When optimizing code for speed, it is useful to have a very precise measurement of the time a certain routine or loop needs to complete. When measuring time only, the QueryPerformanceFrequency() and QueryPerformanceCounter() APIs can be employed. If we need to be even more accurate and measure the number of CPU clock cycles, the x86 asm instruction rdtsc, or the Visual C++ compiler intrinsic __rdtsc() function can be used. The return value of this function is a unsigned 64 bit value that wraps around every 194 years or so on a 3 Ghz CPU. Originally, the RDTSC instruction loads the current count of the time-stamp counter into the EDX:EAX registers for further processing. The instrinsic function is merely a wrapper that returns a 64 bit value of the combined registers.

The following two macros come in handy for wrapping a section to be examined and outputting the result to stdout or a function of your choice.

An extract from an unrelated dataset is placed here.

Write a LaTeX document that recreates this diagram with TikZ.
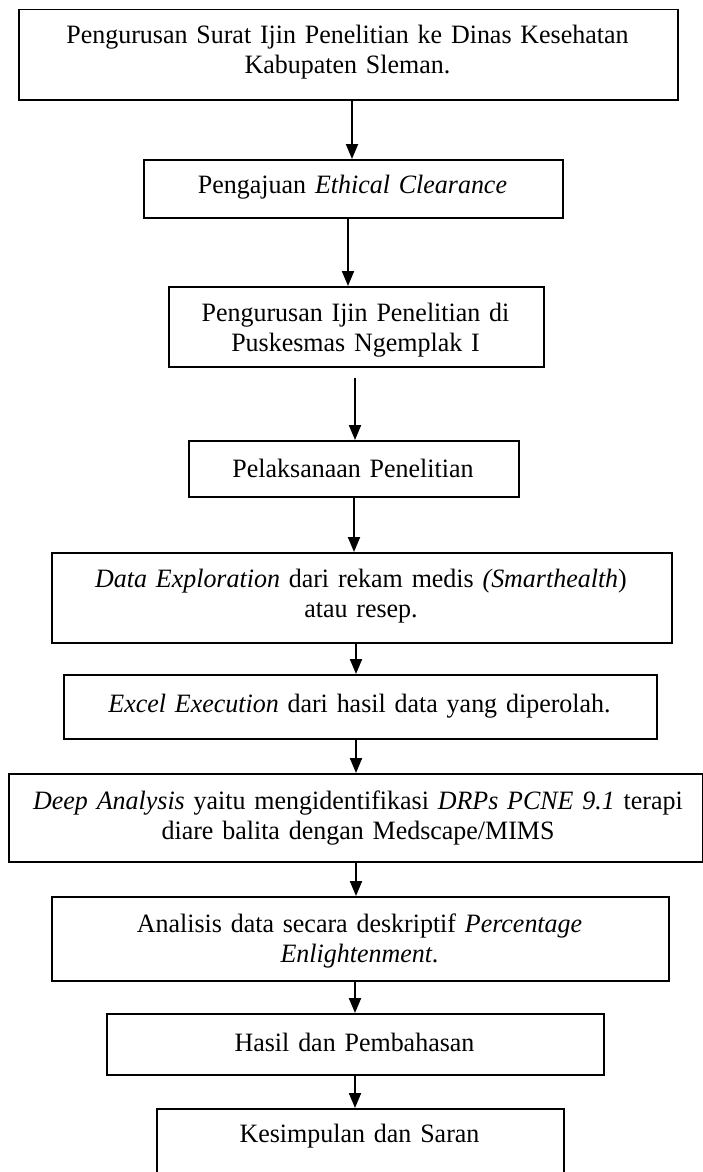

#define TIMER_START( description ) { \
	PCTSTR szDescription = description; \
	_tprintf( _T("\n-->Starting %s...\n"), description ); \
	LARGE_INTEGER start; \
	QueryPerformanceCounter( &start ); \
	DWORD64 ticks = __rdtsc();
 
#define TIMER_END( iterations ) \
	ticks = __rdtsc() - ticks; \
	LARGE_INTEGER frequency, end; \
	QueryPerformanceCounter( &end ); \
	QueryPerformanceFrequency( &frequency ); \
	DWORD64 it = iterations; \
	DWORD64 diff = end.QuadPart - start.QuadPart; \
	_tprintf( _T("-->Finished %s in %I64d ms %I64d ticks\n"), szDescription, diff / ( frequency.QuadPart / 1000 ), ticks ); \
	_tprintf( _T("-->%I64d iterations - %I64d iterations/sec - %I64d ticks/iteration\n\n"), it, ( it * frequency.QuadPart ) / diff, ticks / it ); }

Technically you would have to subtract the duration of two __rdtsc() calls from the final result, but most likely the time taken is not measurable by QueryPerformanceCounter().
You could also use the above as a separate function:

typedef struct TIMER_DATA{ PCTSTR szDescription; DWORD64 iterations; LARGE_INTEGER start_time; DWORD64 start_ticks; } *PTIMER_DATA;
 
inline void timer_start( PTIMER_DATA data )
{
	_tprintf( _T("\n-->Starting %s...\n"), ( data->szDescription == NULL ) ? _T("") : data->szDescription );
	QueryPerformanceCounter( &(data->start_time) ); \
	data->start_ticks = __rdtsc();
}
 
inline void timer_end( PTIMER_DATA data )
{
	DWORD64 ticks = __rdtsc() - data->start_ticks;
	LARGE_INTEGER frequency, end;
	QueryPerformanceCounter( &end );
	QueryPerformanceFrequency( &frequency );
	DWORD64 diff = end.QuadPart - data->start_time.QuadPart;
	_tprintf( _T("-->Finished %s in %I64d ms %I64d ticks\n"), ( data->szDescription == NULL ) ? _T("") : data->szDescription, diff / ( frequency.QuadPart / 1000 ), ticks );
	_tprintf( _T("-->%I64d iterations - %I64d iterations/sec - %I64d ticks/iteration\n\n"), data->iterations, ( data->iterations * frequency.QuadPart ) / diff, ticks / data->iterations );
}

Usage:

TIMER_START( _T("bla") )
 
/* Your code here */
 
TIMER_END( 200000 )
 
TIMER_DATA data;
data.szDescription = _T("bla");
data.iterations = 200000;
timer_start( &data );
 
/* Your code here */
 
timer_end( &data );

Especially when optimizing tight loops it is recommended to measure the execution time of the complete loop and then divide the result by the number of iterations instead of measuring each iteration individually.